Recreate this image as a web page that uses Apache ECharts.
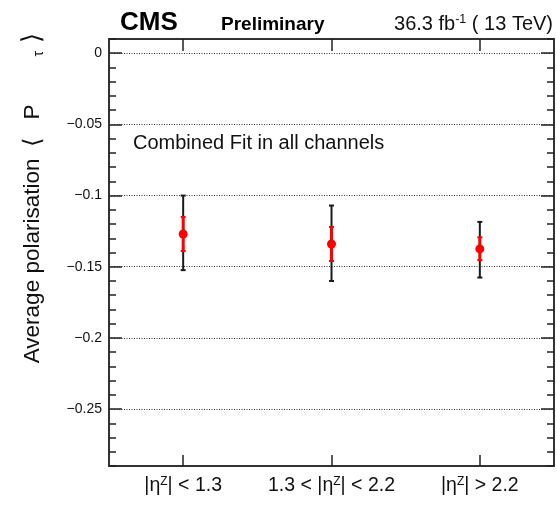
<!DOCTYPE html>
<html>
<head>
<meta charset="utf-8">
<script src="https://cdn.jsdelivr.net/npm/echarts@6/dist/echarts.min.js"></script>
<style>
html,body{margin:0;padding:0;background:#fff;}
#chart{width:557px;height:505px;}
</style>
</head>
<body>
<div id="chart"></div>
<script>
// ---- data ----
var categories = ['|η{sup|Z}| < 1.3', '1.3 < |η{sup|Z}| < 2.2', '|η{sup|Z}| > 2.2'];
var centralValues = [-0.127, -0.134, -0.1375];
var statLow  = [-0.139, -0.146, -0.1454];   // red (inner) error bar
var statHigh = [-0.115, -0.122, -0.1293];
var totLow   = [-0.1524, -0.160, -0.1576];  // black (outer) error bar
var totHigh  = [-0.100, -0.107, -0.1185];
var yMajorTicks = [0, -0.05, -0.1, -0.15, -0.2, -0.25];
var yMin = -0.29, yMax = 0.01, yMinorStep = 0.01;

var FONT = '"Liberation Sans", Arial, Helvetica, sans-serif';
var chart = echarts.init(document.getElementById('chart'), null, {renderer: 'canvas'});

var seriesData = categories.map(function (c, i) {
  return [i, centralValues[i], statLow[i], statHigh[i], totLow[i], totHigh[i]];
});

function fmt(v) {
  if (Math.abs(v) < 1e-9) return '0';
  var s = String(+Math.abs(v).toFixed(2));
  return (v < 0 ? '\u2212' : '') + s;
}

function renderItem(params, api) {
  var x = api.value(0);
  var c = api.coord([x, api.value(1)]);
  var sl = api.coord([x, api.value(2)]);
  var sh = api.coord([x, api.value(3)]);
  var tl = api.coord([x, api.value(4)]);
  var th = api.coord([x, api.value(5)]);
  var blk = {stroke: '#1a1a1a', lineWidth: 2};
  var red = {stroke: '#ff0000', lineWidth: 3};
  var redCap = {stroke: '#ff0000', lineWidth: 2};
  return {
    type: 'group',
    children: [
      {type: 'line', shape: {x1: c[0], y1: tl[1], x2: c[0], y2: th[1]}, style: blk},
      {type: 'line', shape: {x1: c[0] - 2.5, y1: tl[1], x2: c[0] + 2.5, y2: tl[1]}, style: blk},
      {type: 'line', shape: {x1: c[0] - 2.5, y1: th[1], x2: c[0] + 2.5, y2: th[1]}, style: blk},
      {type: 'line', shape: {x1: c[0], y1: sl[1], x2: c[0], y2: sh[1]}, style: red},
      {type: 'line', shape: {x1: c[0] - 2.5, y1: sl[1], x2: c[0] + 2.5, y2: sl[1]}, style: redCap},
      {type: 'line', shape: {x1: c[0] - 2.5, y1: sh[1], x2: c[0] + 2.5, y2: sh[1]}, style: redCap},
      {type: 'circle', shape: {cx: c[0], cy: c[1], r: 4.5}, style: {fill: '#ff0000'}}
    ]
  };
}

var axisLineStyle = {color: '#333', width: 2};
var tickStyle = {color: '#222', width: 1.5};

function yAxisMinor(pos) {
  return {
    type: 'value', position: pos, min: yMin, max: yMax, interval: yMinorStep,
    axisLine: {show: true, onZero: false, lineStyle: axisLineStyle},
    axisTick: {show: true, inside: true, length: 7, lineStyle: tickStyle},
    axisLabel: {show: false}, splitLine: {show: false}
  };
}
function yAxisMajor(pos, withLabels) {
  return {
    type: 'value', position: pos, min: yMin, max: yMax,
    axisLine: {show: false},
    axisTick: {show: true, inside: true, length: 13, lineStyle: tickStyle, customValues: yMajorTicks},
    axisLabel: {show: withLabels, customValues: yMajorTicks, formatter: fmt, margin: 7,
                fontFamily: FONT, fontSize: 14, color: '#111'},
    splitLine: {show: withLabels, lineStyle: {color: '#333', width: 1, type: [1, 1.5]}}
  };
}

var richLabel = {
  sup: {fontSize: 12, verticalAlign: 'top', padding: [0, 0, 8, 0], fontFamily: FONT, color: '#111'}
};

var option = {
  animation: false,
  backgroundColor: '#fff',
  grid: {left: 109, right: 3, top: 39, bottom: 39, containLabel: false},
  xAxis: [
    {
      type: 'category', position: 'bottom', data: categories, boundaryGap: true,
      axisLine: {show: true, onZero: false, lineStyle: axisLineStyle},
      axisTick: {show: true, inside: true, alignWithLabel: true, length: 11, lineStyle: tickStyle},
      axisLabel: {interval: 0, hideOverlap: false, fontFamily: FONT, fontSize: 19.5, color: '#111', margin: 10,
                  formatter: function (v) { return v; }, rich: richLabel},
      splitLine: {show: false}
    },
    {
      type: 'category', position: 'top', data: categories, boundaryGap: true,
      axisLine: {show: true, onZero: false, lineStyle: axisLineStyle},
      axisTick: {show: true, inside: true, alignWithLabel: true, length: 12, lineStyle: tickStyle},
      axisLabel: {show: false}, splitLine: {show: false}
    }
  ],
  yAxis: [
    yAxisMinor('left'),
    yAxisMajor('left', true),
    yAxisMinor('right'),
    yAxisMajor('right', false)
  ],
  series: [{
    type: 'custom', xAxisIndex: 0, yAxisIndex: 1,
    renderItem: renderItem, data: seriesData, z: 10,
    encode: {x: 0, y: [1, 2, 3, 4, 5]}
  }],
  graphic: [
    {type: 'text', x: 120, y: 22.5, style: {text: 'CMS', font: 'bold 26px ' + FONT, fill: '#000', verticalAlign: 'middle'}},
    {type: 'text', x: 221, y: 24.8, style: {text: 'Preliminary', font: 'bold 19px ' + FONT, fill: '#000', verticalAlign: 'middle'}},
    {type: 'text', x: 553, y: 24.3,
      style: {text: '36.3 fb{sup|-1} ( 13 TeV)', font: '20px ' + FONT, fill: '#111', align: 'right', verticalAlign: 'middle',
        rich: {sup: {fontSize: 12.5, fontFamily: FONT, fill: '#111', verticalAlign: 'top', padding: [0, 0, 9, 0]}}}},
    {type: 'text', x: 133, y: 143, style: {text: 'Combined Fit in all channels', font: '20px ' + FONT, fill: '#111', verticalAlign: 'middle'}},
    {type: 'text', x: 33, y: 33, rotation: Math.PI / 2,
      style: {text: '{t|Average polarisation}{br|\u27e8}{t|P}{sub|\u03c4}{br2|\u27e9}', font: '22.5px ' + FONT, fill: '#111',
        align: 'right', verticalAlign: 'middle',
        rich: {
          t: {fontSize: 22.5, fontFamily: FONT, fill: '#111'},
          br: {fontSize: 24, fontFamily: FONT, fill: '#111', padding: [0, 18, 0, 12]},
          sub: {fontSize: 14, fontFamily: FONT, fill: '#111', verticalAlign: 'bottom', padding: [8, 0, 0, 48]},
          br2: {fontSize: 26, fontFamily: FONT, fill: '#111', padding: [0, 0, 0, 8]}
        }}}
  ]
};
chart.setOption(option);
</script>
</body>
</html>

§ Problem details
Make an exact copy of the listing above. Do not include the pictures.

§ Exercise answer
Recreate this image as a web page that uses Apache ECharts.
<!DOCTYPE html>
<html>
<head>
<meta charset="utf-8">
<script src="https://cdn.jsdelivr.net/npm/echarts@6/dist/echarts.min.js"></script>
<style>
html,body{margin:0;padding:0;background:#fff;}
#chart{width:557px;height:505px;}
</style>
</head>
<body>
<div id="chart"></div>
<script>
// ---- data ----
var categories = ['|η{sup|Z}| < 1.3', '1.3 < |η{sup|Z}| < 2.2', '|η{sup|Z}| > 2.2'];
var centralValues = [-0.127, -0.134, -0.1375];
var statLow  = [-0.139, -0.146, -0.1454];   // red (inner) error bar
var statHigh = [-0.115, -0.122, -0.1293];
var totLow   = [-0.1524, -0.160, -0.1576];  // black (outer) error bar
var totHigh  = [-0.100, -0.107, -0.1185];
var yMajorTicks = [0, -0.05, -0.1, -0.15, -0.2, -0.25];
var yMin = -0.29, yMax = 0.01, yMinorStep = 0.01;

var FONT = '"Liberation Sans", Arial, Helvetica, sans-serif';
var chart = echarts.init(document.getElementById('chart'), null, {renderer: 'canvas'});

var seriesData = categories.map(function (c, i) {
  return [i, centralValues[i], statLow[i], statHigh[i], totLow[i], totHigh[i]];
});

function fmt(v) {
  if (Math.abs(v) < 1e-9) return '0';
  var s = String(+Math.abs(v).toFixed(2));
  return (v < 0 ? '\u2212' : '') + s;
}

function renderItem(params, api) {
  var x = api.value(0);
  var c = api.coord([x, api.value(1)]);
  var sl = api.coord([x, api.value(2)]);
  var sh = api.coord([x, api.value(3)]);
  var tl = api.coord([x, api.value(4)]);
  var th = api.coord([x, api.value(5)]);
  var blk = {stroke: '#1a1a1a', lineWidth: 2};
  var red = {stroke: '#ff0000', lineWidth: 3};
  var redCap = {stroke: '#ff0000', lineWidth: 2};
  return {
    type: 'group',
    children: [
      {type: 'line', shape: {x1: c[0], y1: tl[1], x2: c[0], y2: th[1]}, style: blk},
      {type: 'line', shape: {x1: c[0] - 2.5, y1: tl[1], x2: c[0] + 2.5, y2: tl[1]}, style: blk},
      {type: 'line', shape: {x1: c[0] - 2.5, y1: th[1], x2: c[0] + 2.5, y2: th[1]}, style: blk},
      {type: 'line', shape: {x1: c[0], y1: sl[1], x2: c[0], y2: sh[1]}, style: red},
      {type: 'line', shape: {x1: c[0] - 2.5, y1: sl[1], x2: c[0] + 2.5, y2: sl[1]}, style: redCap},
      {type: 'line', shape: {x1: c[0] - 2.5, y1: sh[1], x2: c[0] + 2.5, y2: sh[1]}, style: redCap},
      {type: 'circle', shape: {cx: c[0], cy: c[1], r: 4.5}, style: {fill: '#ff0000'}}
    ]
  };
}

var axisLineStyle = {color: '#333', width: 2};
var tickStyle = {color: '#222', width: 1.5};

function yAxisMinor(pos) {
  return {
    type: 'value', position: pos, min: yMin, max: yMax, interval: yMinorStep,
    axisLine: {show: true, onZero: false, lineStyle: axisLineStyle},
    axisTick: {show: true, inside: true, length: 7, lineStyle: tickStyle},
    axisLabel: {show: false}, splitLine: {show: false}
  };
}
function yAxisMajor(pos, withLabels) {
  return {
    type: 'value', position: pos, min: yMin, max: yMax,
    axisLine: {show: false},
    axisTick: {show: true, inside: true, length: 13, lineStyle: tickStyle, customValues: yMajorTicks},
    axisLabel: {show: withLabels, customValues: yMajorTicks, formatter: fmt, margin: 7,
                fontFamily: FONT, fontSize: 14, color: '#111'},
    splitLine: {show: withLabels, lineStyle: {color: '#333', width: 1, type: [1, 1.5]}}
  };
}

var richLabel = {
  sup: {fontSize: 12, verticalAlign: 'top', padding: [0, 0, 8, 0], fontFamily: FONT, color: '#111'}
};

var option = {
  animation: false,
  backgroundColor: '#fff',
  grid: {left: 109, right: 3, top: 39, bottom: 39, containLabel: false},
  xAxis: [
    {
      type: 'category', position: 'bottom', data: categories, boundaryGap: true,
      axisLine: {show: true, onZero: false, lineStyle: axisLineStyle},
      axisTick: {show: true, inside: true, alignWithLabel: true, length: 11, lineStyle: tickStyle},
      axisLabel: {interval: 0, hideOverlap: false, fontFamily: FONT, fontSize: 19.5, color: '#111', margin: 10,
                  formatter: function (v) { return v; }, rich: richLabel},
      splitLine: {show: false}
    },
    {
      type: 'category', position: 'top', data: categories, boundaryGap: true,
      axisLine: {show: true, onZero: false, lineStyle: axisLineStyle},
      axisTick: {show: true, inside: true, alignWithLabel: true, length: 12, lineStyle: tickStyle},
      axisLabel: {show: false}, splitLine: {show: false}
    }
  ],
  yAxis: [
    yAxisMinor('left'),
    yAxisMajor('left', true),
    yAxisMinor('right'),
    yAxisMajor('right', false)
  ],
  series: [{
    type: 'custom', xAxisIndex: 0, yAxisIndex: 1,
    renderItem: renderItem, data: seriesData, z: 10,
    encode: {x: 0, y: [1, 2, 3, 4, 5]}
  }],
  graphic: [
    {type: 'text', x: 120, y: 22.5, style: {text: 'CMS', font: 'bold 26px ' + FONT, fill: '#000', verticalAlign: 'middle'}},
    {type: 'text', x: 221, y: 24.8, style: {text: 'Preliminary', font: 'bold 19px ' + FONT, fill: '#000', verticalAlign: 'middle'}},
    {type: 'text', x: 553, y: 24.3,
      style: {text: '36.3 fb{sup|-1} ( 13 TeV)', font: '20px ' + FONT, fill: '#111', align: 'right', verticalAlign: 'middle',
        rich: {sup: {fontSize: 12.5, fontFamily: FONT, fill: '#111', verticalAlign: 'top', padding: [0, 0, 9, 0]}}}},
    {type: 'text', x: 133, y: 143, style: {text: 'Combined Fit in all channels', font: '20px ' + FONT, fill: '#111', verticalAlign: 'middle'}},
    {type: 'text', x: 33, y: 33, rotation: Math.PI / 2,
      style: {text: '{t|Average polarisation}{br|\u27e8}{t|P}{sub|\u03c4}{br2|\u27e9}', font: '22.5px ' + FONT, fill: '#111',
        align: 'right', verticalAlign: 'middle',
        rich: {
          t: {fontSize: 22.5, fontFamily: FONT, fill: '#111'},
          br: {fontSize: 24, fontFamily: FONT, fill: '#111', padding: [0, 18, 0, 12]},
          sub: {fontSize: 14, fontFamily: FONT, fill: '#111', verticalAlign: 'bottom', padding: [8, 0, 0, 48]},
          br2: {fontSize: 26, fontFamily: FONT, fill: '#111', padding: [0, 0, 0, 8]}
        }}}
  ]
};
chart.setOption(option);
</script>
</body>
</html>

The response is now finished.